Nam Duniya Nam Style ( Our world our style) is a 2013 Indian Kannada adventure film, written, directed and produced by Preetham Gubbi. It stars Likith Shetty, Vinayak Joshi, Krishna, Sonia Gowda, Milana Nagaraj, and Kavya Shetty.

==Synopsis==
The film is "about three people who hail from different backgrounds and who have been friends for 15 years.

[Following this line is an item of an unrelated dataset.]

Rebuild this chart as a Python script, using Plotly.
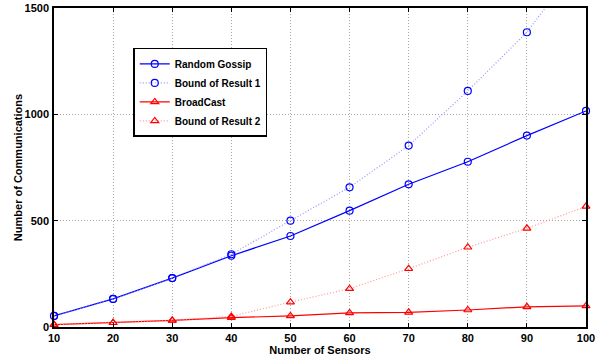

The trio are a jovial and fun-loving lot, and are excited about their first travel abroad together", said Preetham, who admitted he was inspired by the Farhan Akhtar Hindi film Dil Chahta Hai (2001).

==Cast==
- Likith Shetty as Preetham
- Krishna as Yogi
- Vinayak Joshi as Umesh Shetty
- Sonia Gowda as Maya
- Milana Nagaraj as Milana
- Kavya Shetty as Radha
- Rangayana Raghu
- Sadhu Kokila
- Padmaja Rao

== Production ==
The film was extensively shot in Karnataka, Kashmir and Malaysia.

==Music==
The music of the film was composed by Shaan Rahman which marked his debut in Kannada cinema.

Track list
| No. | Title | Singer(s) | Length |
|---|---|---|---|
| 1. | "Chooraadaaga" | Shaan Rahman |  |
| 2. | "Kanasige" | Shaan Rahman |  |
| 3. | "Nalla Nalla" | Anuradha Bhat, Sachin Warrier |  |
| 4. | "Sorry Please Thank You" | Tippu, Vineeth Sreenivasan |  |
| 5. | "Take It Easy" | Tippu, Kavya Ajit |  |

== Release ==
=== Critical reception ===
A critic from The Times of India wrote that "Director Preetham Gubbi, one of the talented directors in Sandalwood, could have done a better job of the romantic story with some lively sequences". A. Sharadhaa of The New Indian Express wrote that "Nam Duniya, Nam Style is missing Preetham Gubbi’s magic". A critic from Deccan Herald wrote, "Nam Duniya Nam Style is an almost well-made yet irreverent film — perfect for passing the time and getting entertained without digging deep".